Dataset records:
═══
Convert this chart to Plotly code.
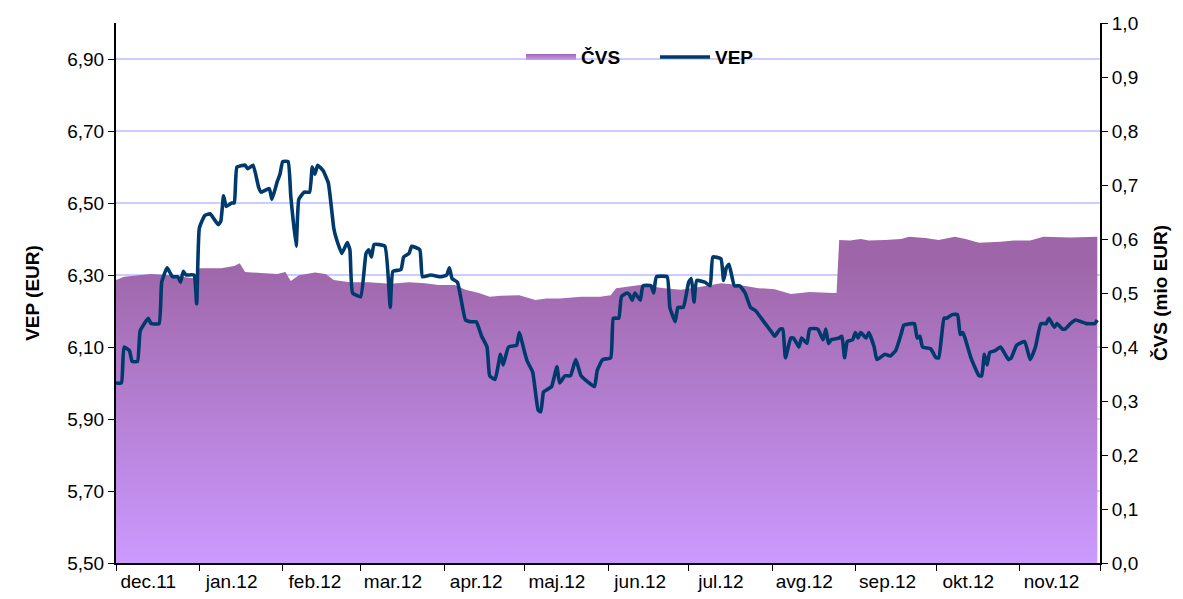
import pandas as pd
import plotly.graph_objects as go

# obdobje: dnevi od 1.12.2011
start = pd.Timestamp("2011-12-01")

vep_day = [0, 2, 3, 5, 6, 8, 9, 12, 13, 16, 17, 19, 21, 23, 24, 25, 26, 29, 30, 31,
           33, 35, 38, 39, 40, 41, 43, 44, 45, 48, 49, 51, 53, 54, 57, 58, 60, 61, 62, 64,
           65, 67, 68, 70, 72, 73, 74, 75, 77, 79, 81, 82, 84, 86, 87, 88, 91, 93, 94, 95,
           96, 100, 102, 103, 106, 107, 109, 110, 113, 114, 117, 121, 123, 124, 125, 127, 130, 132, 134, 136,
           138, 139, 141, 143, 144, 146, 149, 150, 152, 153, 155, 157, 158, 159, 160, 162, 164, 165, 167, 169,
           171, 173, 176, 178, 179, 181, 184, 185, 187, 188, 190, 191, 192, 193, 195, 196, 199, 200, 201, 205,
           206, 208, 209, 211, 213, 214, 215, 216, 219, 221, 222, 225, 226, 227, 228, 230, 232, 234, 236, 238,
           240, 242, 244, 245, 247, 248, 249, 251, 252, 254, 255, 257, 258, 261, 263, 264, 265, 266, 269, 270,
           271, 272, 274, 275, 276, 277, 279, 280, 282, 283, 285, 286, 288, 290, 292, 293, 296, 297, 298, 299,
           300, 303, 305, 306, 308, 309, 311, 313, 314, 315, 316, 318, 321, 322, 323, 324, 325, 327, 329, 332,
           333, 335, 338, 340, 342, 344, 346, 347, 349, 350, 352, 353, 355, 357, 359, 361, 364, 365]
vep = [6.00, 6.00, 6.10, 6.09, 6.06, 6.06, 6.145, 6.18, 6.165, 6.165, 6.28, 6.32, 6.295, 6.295, 6.28, 6.31, 6.30, 6.30, 6.22, 6.43,
       6.465, 6.47, 6.44, 6.45, 6.52, 6.49, 6.50, 6.50, 6.60, 6.605, 6.595, 6.605, 6.545, 6.53, 6.54, 6.51, 6.56, 6.58, 6.615, 6.615,
       6.52, 6.38, 6.51, 6.53, 6.53, 6.60, 6.58, 6.605, 6.59, 6.555, 6.43, 6.40, 6.36, 6.39, 6.37, 6.25, 6.24, 6.36, 6.37, 6.35,
       6.385, 6.38, 6.21, 6.31, 6.315, 6.35, 6.36, 6.38, 6.37, 6.295, 6.30, 6.295, 6.30, 6.32, 6.29, 6.28, 6.175, 6.17, 6.17, 6.13,
       6.10, 6.02, 6.01, 6.08, 6.05, 6.10, 6.105, 6.14, 6.085, 6.06, 6.03, 5.925, 5.92, 5.975, 5.98, 5.99, 6.045, 6.00, 6.02, 6.02,
       6.065, 6.02, 6.00, 5.99, 6.035, 6.065, 6.07, 6.18, 6.18, 6.24, 6.25, 6.245, 6.23, 6.25, 6.23, 6.27, 6.27, 6.25, 6.295, 6.295,
       6.21, 6.17, 6.21, 6.21, 6.28, 6.29, 6.225, 6.285, 6.28, 6.27, 6.35, 6.345, 6.285, 6.32, 6.33, 6.27, 6.27, 6.25, 6.21, 6.20,
       6.18, 6.16, 6.14, 6.13, 6.15, 6.15, 6.07, 6.125, 6.125, 6.10, 6.125, 6.11, 6.15, 6.15, 6.12, 6.15, 6.11, 6.12, 6.125, 6.13,
       6.07, 6.115, 6.12, 6.14, 6.125, 6.14, 6.125, 6.14, 6.10, 6.065, 6.075, 6.08, 6.075, 6.09, 6.135, 6.16, 6.165, 6.165, 6.125, 6.13,
       6.10, 6.095, 6.07, 6.07, 6.18, 6.18, 6.19, 6.19, 6.135, 6.14, 6.12, 6.07, 6.02, 6.02, 6.08, 6.05, 6.085, 6.09, 6.10, 6.065,
       6.07, 6.105, 6.115, 6.065, 6.10, 6.165, 6.165, 6.18, 6.155, 6.165, 6.15, 6.15, 6.165, 6.175, 6.17, 6.165, 6.165, 6.175]

cvs_day = [0, 3, 13, 20, 28, 29, 31, 39, 44, 46, 48, 54, 60, 63, 65, 68, 74, 78, 81, 87,
           94, 102, 109, 115, 120, 126, 130, 135, 139, 143, 150, 156, 160, 165, 173, 180, 184, 186, 195, 204,
           210, 217, 225, 232, 239, 245, 251, 258, 267, 268, 269, 273, 277, 280, 286, 292, 295, 301, 306, 312,
           316, 321, 329, 334, 340, 345, 355, 365]
cvs = [0.524, 0.53, 0.535, 0.533, 0.528, 0.528, 0.546, 0.546, 0.55, 0.555, 0.539, 0.537, 0.535, 0.539, 0.522, 0.533, 0.538, 0.535, 0.524, 0.52,
       0.52, 0.517, 0.52, 0.518, 0.515, 0.515, 0.506, 0.50, 0.493, 0.495, 0.496, 0.487, 0.49, 0.49, 0.493, 0.493, 0.496, 0.509, 0.515, 0.509,
       0.506, 0.511, 0.518, 0.515, 0.509, 0.507, 0.498, 0.502, 0.50, 0.50, 0.598, 0.597, 0.60, 0.597, 0.598, 0.60, 0.604, 0.602, 0.598, 0.604,
       0.60, 0.593, 0.595, 0.597, 0.597, 0.604, 0.603, 0.604]

month_labels = ["dec.11", "jan.12", "feb.12", "mar.12", "apr.12", "maj.12",
                "jun.12", "jul.12", "avg.12", "sep.12", "okt.12", "nov.12"]

vep_dates = start + pd.to_timedelta(vep_day, unit="D")
cvs_dates = start + pd.to_timedelta(cvs_day, unit="D")
month_starts = pd.date_range(start, periods=13, freq="MS")
label_pos = month_starts[:-1] + pd.Timedelta(days=12)

FONT = "Arial, Liberation Sans, sans-serif"
FS = 19

fig = go.Figure()

# ČVS - ploščinski graf (desna os)
fig.add_trace(go.Scatter(
    x=cvs_dates, y=cvs, name="ČVS", yaxis="y",
    mode="none", fill="tozeroy",
    fillgradient=dict(type="vertical", start=0, stop=0.56,
                      colorscale=[[0, "#CC99FF"], [1, "#9E66A8"]]),
))

# VEP - črta (leva os)
fig.add_trace(go.Scatter(
    x=vep_dates, y=vep, name="VEP", yaxis="y2",
    mode="lines", line=dict(color="#003A6C", width=3.6, shape="spline", smoothing=0.4),
))

fig.update_layout(
    width=1183, height=599,
    margin=dict(l=108, r=91, t=15, b=44),
    plot_bgcolor="white", paper_bgcolor="white",
    separators=",.",
    font=dict(family=FONT, size=FS, color="black"),
    showlegend=True,
    legend=dict(orientation="h", x=0.4116, y=0.972, xanchor="left", yanchor="top",
                bgcolor="rgba(0,0,0,0)", font=dict(size=FS, family=FONT, weight="bold"),
                itemwidth=50, entrywidth=69, entrywidthmode="pixels",
                traceorder="normal"),
    xaxis=dict(
        range=[month_starts[0], month_starts[-1]], automargin=False,
        tickmode="array", tickvals=label_pos, ticktext=month_labels, ticks="",
        showline=True, linecolor="black", linewidth=2,
        showgrid=False, zeroline=False,
        minor=dict(tickmode="array", tickvals=month_starts, ticks="outside",
                   ticklen=6, tickcolor="black", tickwidth=1, showgrid=False),
        tickfont=dict(size=FS),
    ),
    yaxis=dict(
        side="right", range=[0, 1], dtick=0.1, tick0=0, tickformat=".1f",
        automargin=False,
        showline=True, linecolor="black", linewidth=2,
        ticks="outside", ticklen=6, tickcolor="black",
        showgrid=False, zeroline=False,
        tickfont=dict(size=FS),
        title=dict(text="<b>ČVS (mio EUR)</b>", font=dict(size=FS), standoff=16),
    ),
    yaxis2=dict(
        overlaying="y", side="left", range=[5.5, 7.0], dtick=0.2, tick0=5.5,
        tickformat=".2f", automargin=False,
        showline=True, linecolor="black", linewidth=2,
        ticks="outside", ticklen=6, tickcolor="black",
        showgrid=True, gridcolor="#CCCCFF", gridwidth=1.5, zeroline=False,
        tickfont=dict(size=FS),
        title=dict(text="<b>VEP (EUR)</b>", font=dict(size=FS), standoff=23),
    ),
)

fig.write_html("out.html")
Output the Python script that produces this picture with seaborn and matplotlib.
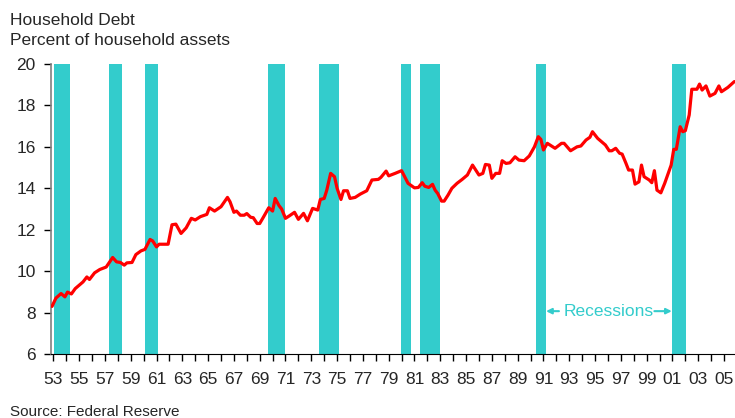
═══
> **WHAT THE TASK ASKS**
Pull every line containing "this" from the material above.

> **EXPECTED ANSWER**
Convert this chart to Plotly code.
Output the Python script that produces this picture with seaborn and matplotlib.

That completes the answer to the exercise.